First, let's open a CSV containing the list of CMIP6 datasets available

In [None]:
df = pd.read_csv("https://cmip6.storage.googleapis.com/pangeo-cmip6.csv")
print(f"Number of rows: {len(df)}")
df.head()

Over 5 million rows! Let's filter it down to the variable and experiment
we're interested in, e.g. sea surface height.

For the `variable_id`, you can look it up given some keyword at
https://docs.google.com/spreadsheets/d/1UUtoz6Ofyjlpx5LdqhKcwHFz2SGoTQV2_yekHyMfL9Y

For the `experiment_id`, download the spreadsheet from
https://github.com/ES-DOC/esdoc-docs/blob/master/cmip6/experiments/spreadsheet/experiments.xlsx,
go to the 'experiment' tab, and find the one you're interested in.

Another good place to find the right model runs is https://esgf-node.llnl.gov/search/cmip6
(once you get your head around the acronyms and short names).

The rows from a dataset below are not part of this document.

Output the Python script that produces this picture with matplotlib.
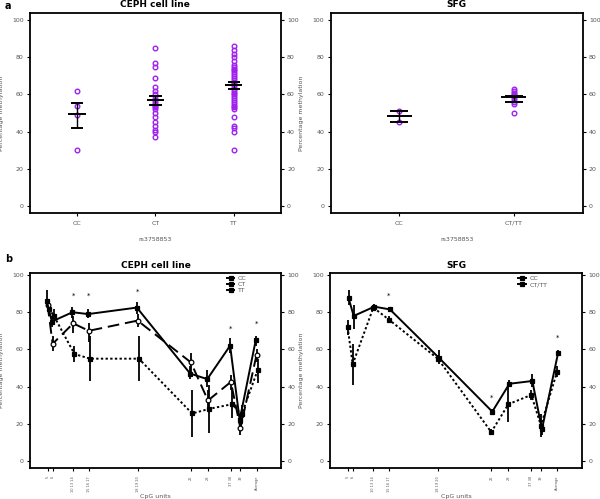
import numpy as np
import matplotlib.pyplot as plt

# ---- panel a data (percentage methylation per sample) ----
ceph_groups = ['CC', 'CT', 'TT']
ceph_cc = [62, 54, 49, 30]
ceph_ct = [85, 77, 75, 69, 64, 62, 60, 58, 57, 56, 55, 54, 53, 52, 50, 48, 45, 43, 41, 40, 37]
ceph_tt = [86, 84, 82, 80, 78, 76, 75, 74, 73, 72, 71, 70, 69, 68, 67, 66, 65, 64, 63, 62,
           61, 60, 59, 58, 57, 56, 55, 54, 53, 52, 48, 43, 42, 40, 30]
ceph_mean = [49.5, 57.0, 65.0]
ceph_lo = [42.0, 54.5, 63.0]
ceph_hi = [55.5, 59.0, 66.5]

sfg_groups = ['CC', 'CT/TT']
sfg_cc = [51, 45]
sfg_cttt = [63, 62, 61, 60, 59, 58, 57, 56, 55, 50]
sfg_mean = [48.5, 58.5]
sfg_lo = [45.0, 56.0]
sfg_hi = [51.0, 59.0]

# ---- panel b data (mean and error per CpG unit) ----
cpg_pos = [7.0, 9.0, 17.2, 23.4, 42.8, 64.0, 70.8, 79.9, 83.7, 90.1]
cpg_labels = ['5', '6', '10 13 14', '15 16 17', '18 19 20', '26', '28', '37 38', '39', 'Average']

ceph_b_tt = [86, 75, 80, 79, 82.5, 47, 44, 62, 22, 65]
ceph_b_tt_lo = [83, 72, 77, 77, 79, 44, 40, 58, 19, 62]
ceph_b_tt_hi = [92, 78, 83, 82, 85.5, 51, 49, 66, 25, 67]
ceph_b_ct = [84, 63, 74, 70, 75.5, 53, 32.5, 42.5, 17.5, 57]
ceph_b_ct_lo = [82, 59, 69, 64, 72, 48, 27, 38, 14, 53]
ceph_b_ct_hi = [86, 67, 78, 74, 79, 58, 38, 46, 21, 60]
ceph_b_cc = [82, 78, 57.5, 55, 55, 25.5, 28, 30.5, 25, 49]
ceph_b_cc_lo = [78, 74, 53, 43, 43, 13, 15, 23, 20, 42]
ceph_b_cc_hi = [86, 82, 62, 67, 67, 38, 41, 38, 30, 55]
ceph_star_x = [17.2, 23.4, 42.8, 79.9, 90.1]
ceph_star_y = [89, 89, 91, 71, 74]

sfg_b_tt = [87.5, 78, 83, 81.5, 55.5, 26.5, 41.5, 43, 17, 58]
sfg_b_tt_lo = [84, 71, 82, 80, 52, 25, 40, 40, 14, 56.5]
sfg_b_tt_hi = [92, 84, 84.5, 83, 59.5, 28, 43.5, 46.5, 20, 59.5]
sfg_b_cc = [72, 52, 82.5, 76, 55, 15.5, 30.5, 35.5, 19, 48]
sfg_b_cc_lo = [68, 41, 81, 74, 53, 14, 21, 33, 13, 45]
sfg_b_cc_hi = [76, 63, 84, 78, 57, 17, 42, 38, 25, 51]
sfg_star_x = [23.4, 64.0, 90.1]
sfg_star_y = [89, 34, 66]

purple = '#A020F0'
grey = '#555555'

fig = plt.figure(figsize=(6, 4.99), dpi=100)


def style_axes(ax, title):
    ax.set_title(title, fontsize=6.5, fontweight='bold', pad=4)
    ax.set_yticks([0, 20, 40, 60, 80, 100])
    ax.tick_params(axis='y', labelsize=4.5, labelcolor=grey, length=2.5, width=0.8,
                   right=True, labelright=True, direction='out', pad=2)
    ax.tick_params(axis='x', labelsize=4.5, labelcolor=grey, length=2.5, width=0.8,
                   direction='out', pad=3)
    for s in ax.spines.values():
        s.set_linewidth(1.3)
    ax.set_ylabel('Percentage methylation', fontsize=4.5, color=grey, labelpad=6)


def dotplot(ax, groups, samples, means, lo, hi):
    for i, vals in enumerate(samples):
        x = np.full(len(vals), i + 1)
        ax.plot(x, vals, 'o', ms=3.3, mfc='none', mec=purple, mew=1.0)
    xs = np.arange(1, len(groups) + 1)
    ax.hlines(means, xs - 0.11, xs + 0.11, color='black', lw=1.4)
    ax.hlines(lo, xs - 0.08, xs + 0.08, color='black', lw=1.4)
    ax.hlines(hi, xs - 0.08, xs + 0.08, color='black', lw=1.4)
    ax.vlines(xs, lo, hi, color='black', lw=1.0)
    ax.set_xticks(xs)
    ax.set_xticklabels(groups)
    ax.set_ylim(-4, 104)
    ax.set_xlabel('rs3758853', fontsize=4.5, color=grey, labelpad=8)


def errline(ax, y, lo, hi, ls, marker, mfc, label, dx=0.0):
    x = np.array(cpg_pos) + dx
    y = np.array(y)
    yerr = [y - np.array(lo), np.array(hi) - y]
    ax.errorbar(x, y, yerr=yerr, fmt='none', ecolor='black', elinewidth=1.3, capsize=0)
    ax.plot(x, y, color='black', ls=ls, lw=1.4, marker=marker, ms=3.4,
            mfc=mfc, mec='black', mew=0.9, label=label)


def cpg_axes(ax):
    ax.set_xlim(0, 100)
    ax.set_ylim(-4, 101)
    ax.set_xticks(cpg_pos)
    ax.set_xticklabels(cpg_labels, rotation=90, fontsize=2.5)
    ax.set_xlabel('CpG units', fontsize=4.5, color=grey, labelpad=2)
    leg = ax.legend(loc='upper right', bbox_to_anchor=(0.88, 1.01), frameon=False,
                    fontsize=4.5, handlelength=1.2, labelspacing=0.1, borderpad=0.2,
                    handletextpad=0.6)
    for t in leg.get_texts():
        t.set_color(grey)
    for h in leg.get_lines():
        h.set_linestyle('-')
        h.set_marker('s')
        h.set_markerfacecolor('black')


dotted = (0, (1.2, 1.2))

# panel a, CEPH
ax1 = fig.add_axes([0.05, 0.573, 0.418, 0.401])
dotplot(ax1, ceph_groups, [ceph_cc, ceph_ct, ceph_tt], ceph_mean, ceph_lo, ceph_hi)
ax1.set_xlim(0.4, 3.6)
style_axes(ax1, 'CEPH cell line')

# panel a, SFG
ax2 = fig.add_axes([0.551, 0.573, 0.42, 0.401])
dotplot(ax2, sfg_groups, [sfg_cc, sfg_cttt], sfg_mean, sfg_lo, sfg_hi)
ax2.set_xlim(0.4, 2.6)
style_axes(ax2, 'SFG')

# panel b, CEPH
ax3 = fig.add_axes([0.05, 0.0615, 0.419, 0.391])
errline(ax3, ceph_b_cc, ceph_b_cc_lo, ceph_b_cc_hi, dotted, 's', 'black', 'CC', dx=0.5)
errline(ax3, ceph_b_ct, ceph_b_ct_lo, ceph_b_ct_hi, (0, (6, 3)), 'o', 'white', 'CT', dx=0.0)
errline(ax3, ceph_b_tt, ceph_b_tt_lo, ceph_b_tt_hi, '-', 's', 'black', 'TT', dx=-0.3)
for x, y in zip(ceph_star_x, ceph_star_y):
    ax3.text(x, y, '*', fontsize=5, ha='center', va='center')
style_axes(ax3, 'CEPH cell line')
cpg_axes(ax3)

# panel b, SFG
ax4 = fig.add_axes([0.55, 0.0615, 0.42, 0.391])
errline(ax4, sfg_b_cc, sfg_b_cc_lo, sfg_b_cc_hi, dotted, 's', 'black', 'CC', dx=0.0)
errline(ax4, sfg_b_tt, sfg_b_tt_lo, sfg_b_tt_hi, '-', 's', 'black', 'CT/TT', dx=0.4)
for x, y in zip(sfg_star_x, sfg_star_y):
    ax4.text(x, y, '*', fontsize=5, ha='center', va='center')
style_axes(ax4, 'SFG')
cpg_axes(ax4)

fig.text(0.008, 0.988, 'a', fontsize=7, fontweight='bold', va='center')
fig.text(0.008, 0.48, 'b', fontsize=7, fontweight='bold', va='center')

fig.savefig('out.png', dpi=100)
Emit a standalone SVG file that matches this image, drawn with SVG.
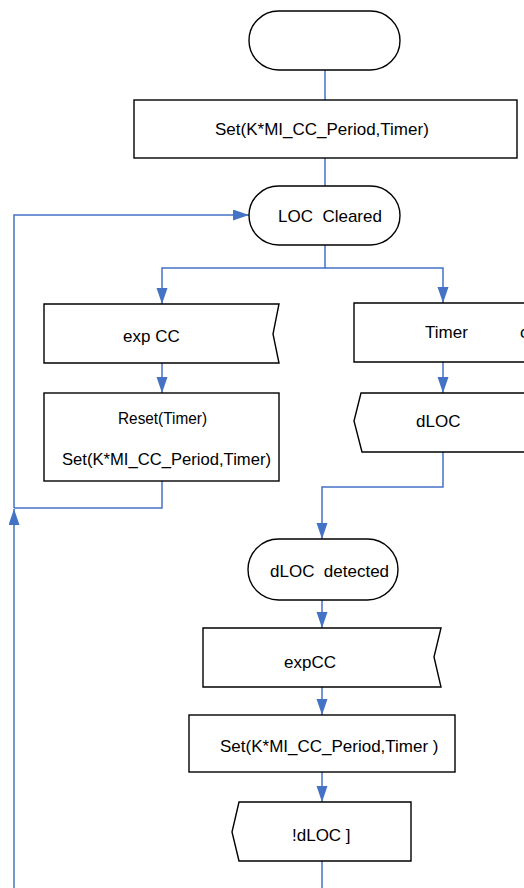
<svg xmlns="http://www.w3.org/2000/svg" width="524" height="888" viewBox="0 0 524 888">
<style>
.n{fill:#fff;stroke:#000;stroke-width:1.4}
.t{font-family:"Liberation Sans",Arial,sans-serif;font-size:17px;fill:#000}
.c{fill:none;stroke:#4472C4;stroke-width:1.5}
</style>
<defs>
<marker id="a" markerUnits="userSpaceOnUse" markerWidth="16" markerHeight="12" refX="16" refY="5.5" orient="auto">
<path d="M0,0 L16,5.5 L0,11 z" fill="#4472C4"/>
</marker>
</defs>
<rect width="524" height="888" fill="#fff"/>
<g id="connectors">
<path class="c" d="M325,70 V100"/>
<path class="c" d="M325,158 V186"/>
<path class="c" d="M325,245 V268 H162 V304" marker-end="url(#a)"/>
<path class="c" d="M325,268 H443 V303" marker-end="url(#a)"/>
<path class="c" d="M162,363 V393" marker-end="url(#a)"/>
<path class="c" d="M443,362 V393" marker-end="url(#a)"/>
<path class="c" d="M162,481 V508 H14"/>
<path class="c" d="M14,888 V509" marker-end="url(#a)"/>
<path class="c" d="M14,508 V215 H249" marker-end="url(#a)"/>
<path class="c" d="M443,452 V487 H322 V539" marker-end="url(#a)"/>
<path class="c" d="M322,600 V628" marker-end="url(#a)"/>
<path class="c" d="M322,687 V715" marker-end="url(#a)"/>
<path class="c" d="M322,772 V802" marker-end="url(#a)"/>
<path class="c" d="M322,861 V888"/>
</g>
<g id="start">
<rect class="n" x="249" y="11" width="151" height="59" rx="29.5"/>
</g>
<g id="set1">
<rect class="n" x="134" y="100" width="383" height="58"/>
<text class="t" x="215" y="135">Set(K*MI_CC_Period,Timer)</text>
</g>
<g id="locCleared">
<rect class="n" x="249" y="186" width="151" height="59" rx="29.5"/>
<text class="t" x="278" y="222" xml:space="preserve">LOC  Cleared</text>
</g>
<g id="expCC1">
<path class="n" d="M44,304 H279 L273,334 L279,363 H44 Z"/>
<text class="t" x="123" y="342">exp CC</text>
</g>
<g id="resetSet">
<rect class="n" x="44" y="393" width="235" height="88"/>
<text class="t" x="118" y="424" textLength="89" lengthAdjust="spacingAndGlyphs">Reset(Timer)</text>
<text class="t" x="62" y="465" textLength="209" lengthAdjust="spacingAndGlyphs">Set(K*MI_CC_Period,Timer)</text>
</g>
<g id="timer">
<path class="n" d="M530,303 H354 V362 H530"/>
<text class="t" x="425" y="338">Timer</text>
<text class="t" x="520" y="338">c</text>
</g>
<g id="dLOC">
<path class="n" d="M530,393 H361 L354,421 L362,452 H530"/>
<text class="t" x="416" y="427">dLOC</text>
</g>
<g id="dLOCdetected">
<rect class="n" x="248" y="539" width="150" height="61" rx="30.5"/>
<text class="t" x="270" y="577" xml:space="preserve">dLOC  detected</text>
</g>
<g id="expCC2">
<path class="n" d="M203,628 H441 L434,657 L441,687 H203 Z"/>
<text class="t" x="284" y="668">expCC</text>
</g>
<g id="set2">
<rect class="n" x="189" y="715" width="266" height="57"/>
<text class="t" x="220" y="752" xml:space="preserve">Set(K*MI_CC_Period,Timer )</text>
</g>
<g id="notdLOC">
<path class="n" d="M239,802 H411 V861 H239 L232,832 Z"/>
<text class="t" x="292" y="841">!dLOC ]</text>
</g>
</svg>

Below, we'll filter to CMIP6 experiments matching:
- Sea Surface Height Above Geoid [m] (variable_id: `zos`)
- Shared Socioeconomic Pathway 5 (experiment_id: `ssp585`)

In [None]:
df_zos = df.query("variable_id == 'zos' & experiment_id == 'ssp585'")
df_zos

There's 272 modelled scenarios for SSP5.
Let's just get the URL to the first one in the list for now.

In [None]:
print(df_zos.zstore.iloc[0])

## Reading from the remote Zarr storage

In many cases, you'll need to first connect to the cloud provider.
The CMIP6 dataset allows anonymous access, but for some cases,
you may need to authenticate.

In [None]:
fs = gcsfs.GCSFileSystem(token="anon")

Next, we'll need a mapping to the Google Storage object.
This can be done using `fs.get_mapper`.

A more generic way (for other cloud providers) is to use
[`fsspec.get_mapper`](https://filesystem-spec.readthedocs.io/en/latest/api.html#fsspec.get_mapper) instead.

In [None]:
store = fs.get_mapper(
    "gs://cmip6/CMIP6/ScenarioMIP/NOAA-GFDL/GFDL-ESM4/ssp585/r1i1p1f1/Omon/zos/gn/v20180701/"
)

With that, we can open the Zarr store like so.

In [None]:
ds = xr.open_zarr(store=store, consolidated=True)
ds

### Selecting time slices

Let's say we want to calculate sea level change between
2015 and 2100. We can access just the specific time points
needed using [`xr.Dataset.sel`](https://docs.xarray.dev/en/stable/generated/xarray.Dataset.sel.html).

In [None]:
zos_2015jan = ds.zos.sel(time="2015-01-16").squeeze()
zos_2100dec = ds.zos.sel(time="2100-12-16").squeeze()

Sea level change would just be 2100 minus 2015.

In [None]:
sealevelchange = zos_2100dec - zos_2015jan

Note that up to this point, we have not actually downloaded any
(big) data yet from the cloud. This is all working based on
metadata only.

To bring the data from the cloud to your local computer, call `.compute`.
This will take a while depending on your connection speed.

In [None]:
sealevelchange = sealevelchange.compute()

We can do a quick plot to show how Sea Level is predicted to change
between 2015-2100 (from one modelled experiment).

In [None]:
sealevelchange.plot.imshow()

Notice the blue parts between -40 and -60 South where sea level has dropped?
That's to do with the Antarctic ice sheet losing mass and resulting in a lower
gravitational pull, resulting in a relative decrease in sea level. Over most
of the Northern Hemisphere though, sea level rise has increased between 2015 and 2100.

That's all! Hopefully this will get you started on accessing more cloud-native datasets!